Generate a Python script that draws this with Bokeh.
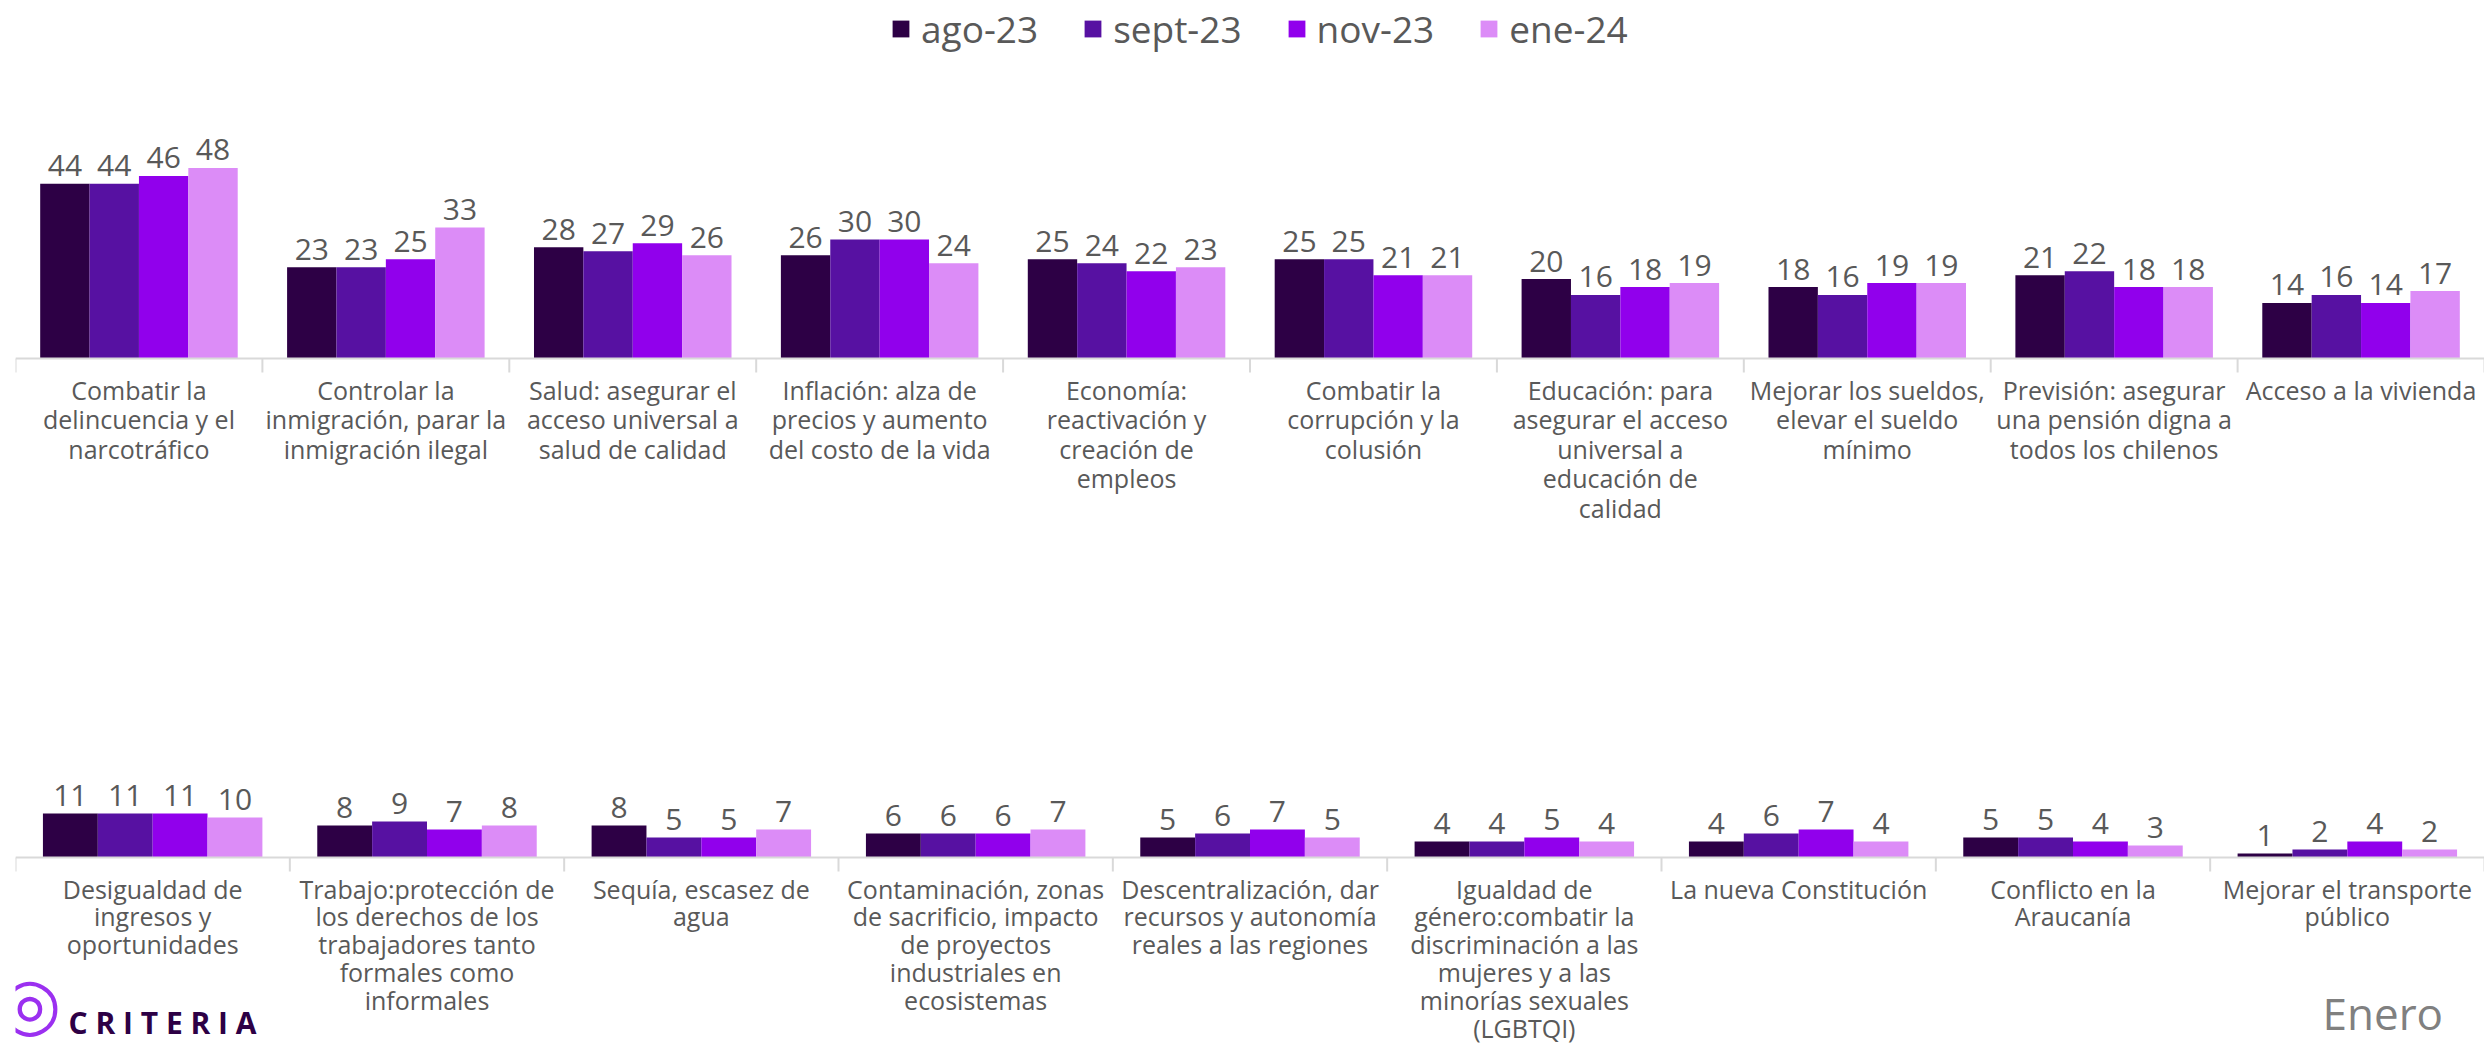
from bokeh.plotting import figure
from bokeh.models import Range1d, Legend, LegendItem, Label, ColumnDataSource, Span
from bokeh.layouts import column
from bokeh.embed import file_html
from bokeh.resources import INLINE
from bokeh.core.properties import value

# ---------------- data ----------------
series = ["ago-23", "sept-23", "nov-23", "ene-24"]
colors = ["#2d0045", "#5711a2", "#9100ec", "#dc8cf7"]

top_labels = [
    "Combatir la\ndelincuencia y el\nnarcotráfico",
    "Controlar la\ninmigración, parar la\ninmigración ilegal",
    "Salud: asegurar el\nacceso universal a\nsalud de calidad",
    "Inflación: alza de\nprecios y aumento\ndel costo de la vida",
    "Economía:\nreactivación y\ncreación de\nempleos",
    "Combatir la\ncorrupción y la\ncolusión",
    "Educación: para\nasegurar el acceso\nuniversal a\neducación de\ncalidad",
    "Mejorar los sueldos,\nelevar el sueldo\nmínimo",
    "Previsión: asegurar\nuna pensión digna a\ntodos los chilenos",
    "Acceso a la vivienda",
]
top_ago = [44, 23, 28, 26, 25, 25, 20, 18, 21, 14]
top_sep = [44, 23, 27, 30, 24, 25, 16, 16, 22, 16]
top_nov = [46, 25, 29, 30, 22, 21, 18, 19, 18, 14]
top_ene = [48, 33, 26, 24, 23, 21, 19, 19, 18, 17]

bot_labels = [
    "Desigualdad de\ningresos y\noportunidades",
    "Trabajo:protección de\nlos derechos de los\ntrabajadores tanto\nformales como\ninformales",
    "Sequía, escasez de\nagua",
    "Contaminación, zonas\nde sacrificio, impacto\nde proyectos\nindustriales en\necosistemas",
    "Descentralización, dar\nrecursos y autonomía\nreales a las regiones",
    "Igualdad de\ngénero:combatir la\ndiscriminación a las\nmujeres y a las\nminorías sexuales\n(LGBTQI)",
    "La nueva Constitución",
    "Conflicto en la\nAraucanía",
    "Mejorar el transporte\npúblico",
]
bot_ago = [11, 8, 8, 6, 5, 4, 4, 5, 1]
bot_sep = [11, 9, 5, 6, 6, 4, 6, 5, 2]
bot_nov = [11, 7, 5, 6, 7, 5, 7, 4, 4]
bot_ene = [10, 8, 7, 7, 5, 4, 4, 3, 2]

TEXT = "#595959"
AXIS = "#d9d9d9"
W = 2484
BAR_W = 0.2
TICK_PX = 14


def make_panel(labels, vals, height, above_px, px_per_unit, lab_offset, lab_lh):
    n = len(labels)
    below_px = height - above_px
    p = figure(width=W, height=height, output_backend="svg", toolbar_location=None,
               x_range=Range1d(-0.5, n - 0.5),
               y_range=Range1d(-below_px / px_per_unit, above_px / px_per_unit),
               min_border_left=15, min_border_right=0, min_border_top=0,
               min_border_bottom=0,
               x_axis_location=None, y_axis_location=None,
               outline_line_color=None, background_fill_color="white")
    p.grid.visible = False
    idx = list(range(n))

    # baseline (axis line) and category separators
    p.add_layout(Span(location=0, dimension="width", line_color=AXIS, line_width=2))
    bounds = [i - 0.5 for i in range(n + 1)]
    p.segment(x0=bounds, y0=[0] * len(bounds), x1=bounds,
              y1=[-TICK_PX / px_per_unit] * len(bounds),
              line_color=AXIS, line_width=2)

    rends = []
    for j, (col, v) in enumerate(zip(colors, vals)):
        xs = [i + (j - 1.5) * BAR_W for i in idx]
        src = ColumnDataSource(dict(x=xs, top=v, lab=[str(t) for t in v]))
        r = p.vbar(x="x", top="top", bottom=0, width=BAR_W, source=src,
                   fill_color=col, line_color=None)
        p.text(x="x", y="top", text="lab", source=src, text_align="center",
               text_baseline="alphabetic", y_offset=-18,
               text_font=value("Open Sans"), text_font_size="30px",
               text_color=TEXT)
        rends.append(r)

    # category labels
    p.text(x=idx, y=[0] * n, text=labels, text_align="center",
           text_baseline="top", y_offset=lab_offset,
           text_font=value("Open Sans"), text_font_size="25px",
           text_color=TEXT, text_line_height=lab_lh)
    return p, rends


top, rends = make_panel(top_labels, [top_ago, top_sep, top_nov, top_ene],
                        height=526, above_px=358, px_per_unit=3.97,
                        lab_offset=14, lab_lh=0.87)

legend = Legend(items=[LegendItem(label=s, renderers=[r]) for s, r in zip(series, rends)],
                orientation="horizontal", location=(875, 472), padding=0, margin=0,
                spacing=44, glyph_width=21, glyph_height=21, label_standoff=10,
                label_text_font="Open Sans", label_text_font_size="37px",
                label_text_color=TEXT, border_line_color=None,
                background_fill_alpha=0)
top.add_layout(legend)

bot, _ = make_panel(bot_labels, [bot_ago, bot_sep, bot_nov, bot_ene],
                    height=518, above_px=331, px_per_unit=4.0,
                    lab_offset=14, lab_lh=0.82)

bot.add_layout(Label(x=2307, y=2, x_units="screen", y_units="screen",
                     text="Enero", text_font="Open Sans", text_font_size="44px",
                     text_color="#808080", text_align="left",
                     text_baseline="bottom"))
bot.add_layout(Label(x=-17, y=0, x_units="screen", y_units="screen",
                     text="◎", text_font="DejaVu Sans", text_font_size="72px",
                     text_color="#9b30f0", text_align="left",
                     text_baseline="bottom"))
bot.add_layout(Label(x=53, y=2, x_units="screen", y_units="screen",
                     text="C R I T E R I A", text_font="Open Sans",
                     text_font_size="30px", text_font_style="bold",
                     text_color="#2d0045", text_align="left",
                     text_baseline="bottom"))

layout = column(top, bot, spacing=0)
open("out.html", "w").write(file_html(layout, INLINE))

◆ SET TASK ◆
Output all of the data exactly as it stands, minus any images.

◆ COMPLETE OUTPUT ◆
Generate a Python script that draws this with Bokeh.
from bokeh.plotting import figure
from bokeh.models import Range1d, Legend, LegendItem, Label, ColumnDataSource, Span
from bokeh.layouts import column
from bokeh.embed import file_html
from bokeh.resources import INLINE
from bokeh.core.properties import value

# ---------------- data ----------------
series = ["ago-23", "sept-23", "nov-23", "ene-24"]
colors = ["#2d0045", "#5711a2", "#9100ec", "#dc8cf7"]

top_labels = [
    "Combatir la\ndelincuencia y el\nnarcotráfico",
    "Controlar la\ninmigración, parar la\ninmigración ilegal",
    "Salud: asegurar el\nacceso universal a\nsalud de calidad",
    "Inflación: alza de\nprecios y aumento\ndel costo de la vida",
    "Economía:\nreactivación y\ncreación de\nempleos",
    "Combatir la\ncorrupción y la\ncolusión",
    "Educación: para\nasegurar el acceso\nuniversal a\neducación de\ncalidad",
    "Mejorar los sueldos,\nelevar el sueldo\nmínimo",
    "Previsión: asegurar\nuna pensión digna a\ntodos los chilenos",
    "Acceso a la vivienda",
]
top_ago = [44, 23, 28, 26, 25, 25, 20, 18, 21, 14]
top_sep = [44, 23, 27, 30, 24, 25, 16, 16, 22, 16]
top_nov = [46, 25, 29, 30, 22, 21, 18, 19, 18, 14]
top_ene = [48, 33, 26, 24, 23, 21, 19, 19, 18, 17]

bot_labels = [
    "Desigualdad de\ningresos y\noportunidades",
    "Trabajo:protección de\nlos derechos de los\ntrabajadores tanto\nformales como\ninformales",
    "Sequía, escasez de\nagua",
    "Contaminación, zonas\nde sacrificio, impacto\nde proyectos\nindustriales en\necosistemas",
    "Descentralización, dar\nrecursos y autonomía\nreales a las regiones",
    "Igualdad de\ngénero:combatir la\ndiscriminación a las\nmujeres y a las\nminorías sexuales\n(LGBTQI)",
    "La nueva Constitución",
    "Conflicto en la\nAraucanía",
    "Mejorar el transporte\npúblico",
]
bot_ago = [11, 8, 8, 6, 5, 4, 4, 5, 1]
bot_sep = [11, 9, 5, 6, 6, 4, 6, 5, 2]
bot_nov = [11, 7, 5, 6, 7, 5, 7, 4, 4]
bot_ene = [10, 8, 7, 7, 5, 4, 4, 3, 2]

TEXT = "#595959"
AXIS = "#d9d9d9"
W = 2484
BAR_W = 0.2
TICK_PX = 14


def make_panel(labels, vals, height, above_px, px_per_unit, lab_offset, lab_lh):
    n = len(labels)
    below_px = height - above_px
    p = figure(width=W, height=height, output_backend="svg", toolbar_location=None,
               x_range=Range1d(-0.5, n - 0.5),
               y_range=Range1d(-below_px / px_per_unit, above_px / px_per_unit),
               min_border_left=15, min_border_right=0, min_border_top=0,
               min_border_bottom=0,
               x_axis_location=None, y_axis_location=None,
               outline_line_color=None, background_fill_color="white")
    p.grid.visible = False
    idx = list(range(n))

    # baseline (axis line) and category separators
    p.add_layout(Span(location=0, dimension="width", line_color=AXIS, line_width=2))
    bounds = [i - 0.5 for i in range(n + 1)]
    p.segment(x0=bounds, y0=[0] * len(bounds), x1=bounds,
              y1=[-TICK_PX / px_per_unit] * len(bounds),
              line_color=AXIS, line_width=2)

    rends = []
    for j, (col, v) in enumerate(zip(colors, vals)):
        xs = [i + (j - 1.5) * BAR_W for i in idx]
        src = ColumnDataSource(dict(x=xs, top=v, lab=[str(t) for t in v]))
        r = p.vbar(x="x", top="top", bottom=0, width=BAR_W, source=src,
                   fill_color=col, line_color=None)
        p.text(x="x", y="top", text="lab", source=src, text_align="center",
               text_baseline="alphabetic", y_offset=-18,
               text_font=value("Open Sans"), text_font_size="30px",
               text_color=TEXT)
        rends.append(r)

    # category labels
    p.text(x=idx, y=[0] * n, text=labels, text_align="center",
           text_baseline="top", y_offset=lab_offset,
           text_font=value("Open Sans"), text_font_size="25px",
           text_color=TEXT, text_line_height=lab_lh)
    return p, rends


top, rends = make_panel(top_labels, [top_ago, top_sep, top_nov, top_ene],
                        height=526, above_px=358, px_per_unit=3.97,
                        lab_offset=14, lab_lh=0.87)

legend = Legend(items=[LegendItem(label=s, renderers=[r]) for s, r in zip(series, rends)],
                orientation="horizontal", location=(875, 472), padding=0, margin=0,
                spacing=44, glyph_width=21, glyph_height=21, label_standoff=10,
                label_text_font="Open Sans", label_text_font_size="37px",
                label_text_color=TEXT, border_line_color=None,
                background_fill_alpha=0)
top.add_layout(legend)

bot, _ = make_panel(bot_labels, [bot_ago, bot_sep, bot_nov, bot_ene],
                    height=518, above_px=331, px_per_unit=4.0,
                    lab_offset=14, lab_lh=0.82)

bot.add_layout(Label(x=2307, y=2, x_units="screen", y_units="screen",
                     text="Enero", text_font="Open Sans", text_font_size="44px",
                     text_color="#808080", text_align="left",
                     text_baseline="bottom"))
bot.add_layout(Label(x=-17, y=0, x_units="screen", y_units="screen",
                     text="◎", text_font="DejaVu Sans", text_font_size="72px",
                     text_color="#9b30f0", text_align="left",
                     text_baseline="bottom"))
bot.add_layout(Label(x=53, y=2, x_units="screen", y_units="screen",
                     text="C R I T E R I A", text_font="Open Sans",
                     text_font_size="30px", text_font_style="bold",
                     text_color="#2d0045", text_align="left",
                     text_baseline="bottom"))

layout = column(top, bot, spacing=0)
open("out.html", "w").write(file_html(layout, INLINE))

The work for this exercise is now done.